Worse yet: it’s more likely for a squashed-and-merged commit to be cleanly undone (or cherry-picked) than for a series of small commits. (I sometimes deliberately commit wrong or half-baked approaches that are changed in subsequent commits, just to tell the story more convincingly, and it’s possible that each of these changes individually causes trouble but that they cancel each other in squash.)

So I’m not completely happy with either of the three approaches. Which finally brings me to my preferred fourth approach, one that Git (yet?) doesn’t allow for:

Rebase, group and merge

You know the “group” facility of vector graphics programs? You draw a couple of shapes, you group them together, and then you can apply transformations to the entire group at once, operating on it as if it were an atomic thing. But when need arises, you can “ungroup” it and look deeper.

That’s because sometimes there’s a need to have a “high-level” view of things, and sometimes you need to delve deeper. Each of these needs is valid. Each is prompted by different circumstances that we all encounter.

I’d love to see that same idea applied to Git commits. In Git, a commit group might just be a named and annotated range of commits: feature-a might be the same as 5d64b71..3db02d3. Every Git command that currently accepts commit ranges could accept group names. I envision groups to have descriptions, so that git log, git blame, etc could take --grouped or --ungrouped options and act appropriately.

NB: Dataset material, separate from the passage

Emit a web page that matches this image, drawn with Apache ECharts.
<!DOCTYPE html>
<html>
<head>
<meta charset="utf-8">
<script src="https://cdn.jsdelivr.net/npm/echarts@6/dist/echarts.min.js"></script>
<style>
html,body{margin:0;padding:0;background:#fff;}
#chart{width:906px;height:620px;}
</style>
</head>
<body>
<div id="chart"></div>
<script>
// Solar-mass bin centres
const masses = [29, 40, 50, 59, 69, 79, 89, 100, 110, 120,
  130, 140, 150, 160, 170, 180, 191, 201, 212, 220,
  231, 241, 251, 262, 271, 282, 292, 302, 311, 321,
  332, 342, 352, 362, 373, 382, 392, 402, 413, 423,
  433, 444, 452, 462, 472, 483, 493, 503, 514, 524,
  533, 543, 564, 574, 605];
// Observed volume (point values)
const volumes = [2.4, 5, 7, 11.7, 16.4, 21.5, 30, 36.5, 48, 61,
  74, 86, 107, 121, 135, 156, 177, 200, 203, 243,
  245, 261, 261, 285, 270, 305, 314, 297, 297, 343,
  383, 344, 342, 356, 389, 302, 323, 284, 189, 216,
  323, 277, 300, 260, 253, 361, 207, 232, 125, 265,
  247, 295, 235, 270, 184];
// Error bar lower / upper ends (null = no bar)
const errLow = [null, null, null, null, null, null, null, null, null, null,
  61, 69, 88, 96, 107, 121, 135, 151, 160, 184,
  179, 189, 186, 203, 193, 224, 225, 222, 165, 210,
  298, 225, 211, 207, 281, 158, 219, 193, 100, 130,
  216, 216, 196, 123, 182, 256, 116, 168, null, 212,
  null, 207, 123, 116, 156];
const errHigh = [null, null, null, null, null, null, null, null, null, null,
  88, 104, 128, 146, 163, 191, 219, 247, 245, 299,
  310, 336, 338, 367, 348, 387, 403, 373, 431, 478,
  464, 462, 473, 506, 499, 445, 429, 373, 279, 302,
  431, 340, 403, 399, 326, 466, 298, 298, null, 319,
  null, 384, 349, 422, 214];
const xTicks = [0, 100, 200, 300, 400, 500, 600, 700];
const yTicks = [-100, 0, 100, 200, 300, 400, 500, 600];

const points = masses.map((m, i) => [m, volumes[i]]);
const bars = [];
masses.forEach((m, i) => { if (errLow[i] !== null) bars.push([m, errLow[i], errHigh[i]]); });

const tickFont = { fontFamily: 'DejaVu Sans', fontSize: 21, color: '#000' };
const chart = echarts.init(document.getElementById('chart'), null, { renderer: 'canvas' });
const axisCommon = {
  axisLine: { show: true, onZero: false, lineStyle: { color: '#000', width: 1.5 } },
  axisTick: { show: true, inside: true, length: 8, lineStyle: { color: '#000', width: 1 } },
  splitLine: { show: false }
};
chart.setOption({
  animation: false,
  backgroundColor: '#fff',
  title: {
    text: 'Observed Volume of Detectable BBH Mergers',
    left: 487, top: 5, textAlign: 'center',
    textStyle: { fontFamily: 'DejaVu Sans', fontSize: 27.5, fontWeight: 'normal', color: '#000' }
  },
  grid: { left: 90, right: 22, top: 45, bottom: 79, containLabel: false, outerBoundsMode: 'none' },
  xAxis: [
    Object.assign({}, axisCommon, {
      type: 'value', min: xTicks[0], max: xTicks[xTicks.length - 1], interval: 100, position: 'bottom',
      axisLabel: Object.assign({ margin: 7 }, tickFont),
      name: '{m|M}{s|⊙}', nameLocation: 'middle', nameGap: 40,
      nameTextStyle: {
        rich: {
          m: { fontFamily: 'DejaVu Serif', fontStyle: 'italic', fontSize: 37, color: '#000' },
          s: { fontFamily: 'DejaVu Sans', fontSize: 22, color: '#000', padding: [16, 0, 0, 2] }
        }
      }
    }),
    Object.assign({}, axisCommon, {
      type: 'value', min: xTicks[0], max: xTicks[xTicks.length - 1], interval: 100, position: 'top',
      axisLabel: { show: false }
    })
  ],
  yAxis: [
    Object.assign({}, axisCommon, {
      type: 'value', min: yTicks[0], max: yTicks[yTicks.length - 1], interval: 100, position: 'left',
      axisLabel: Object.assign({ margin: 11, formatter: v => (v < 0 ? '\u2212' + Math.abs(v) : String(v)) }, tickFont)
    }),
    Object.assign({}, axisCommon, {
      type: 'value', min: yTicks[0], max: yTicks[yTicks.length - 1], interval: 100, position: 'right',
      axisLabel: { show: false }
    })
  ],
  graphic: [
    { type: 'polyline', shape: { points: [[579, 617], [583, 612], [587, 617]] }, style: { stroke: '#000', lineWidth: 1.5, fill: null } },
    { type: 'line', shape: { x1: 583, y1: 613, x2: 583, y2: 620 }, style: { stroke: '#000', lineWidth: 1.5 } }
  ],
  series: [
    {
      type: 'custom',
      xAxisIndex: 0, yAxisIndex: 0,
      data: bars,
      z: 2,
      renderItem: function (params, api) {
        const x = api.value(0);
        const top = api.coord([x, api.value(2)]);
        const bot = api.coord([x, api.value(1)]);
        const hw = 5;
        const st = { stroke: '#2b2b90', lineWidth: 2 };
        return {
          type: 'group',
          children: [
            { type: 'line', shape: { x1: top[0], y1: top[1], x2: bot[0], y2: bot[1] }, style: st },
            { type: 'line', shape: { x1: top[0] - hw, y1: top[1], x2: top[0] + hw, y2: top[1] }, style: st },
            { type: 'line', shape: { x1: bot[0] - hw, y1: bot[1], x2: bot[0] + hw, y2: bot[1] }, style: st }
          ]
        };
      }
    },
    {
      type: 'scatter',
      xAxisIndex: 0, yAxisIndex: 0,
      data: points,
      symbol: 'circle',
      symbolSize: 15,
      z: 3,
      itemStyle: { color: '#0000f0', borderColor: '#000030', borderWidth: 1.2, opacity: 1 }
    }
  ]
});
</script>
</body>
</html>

Obviously, details would need to be fleshed out (can groups overlap? can groups be part of other groups?), and I’m not that familiar with Git innards to say with confidence that it’s doable. But the more I think about it, the more sound the idea seems to me.

I think creating a group when doing a rebase-and-merge could bring together the best of all three worlds, so that we can have all our cakes and eat them too.


2 It’s Dog Day here in Poland as I write these words. Happy Dog Day!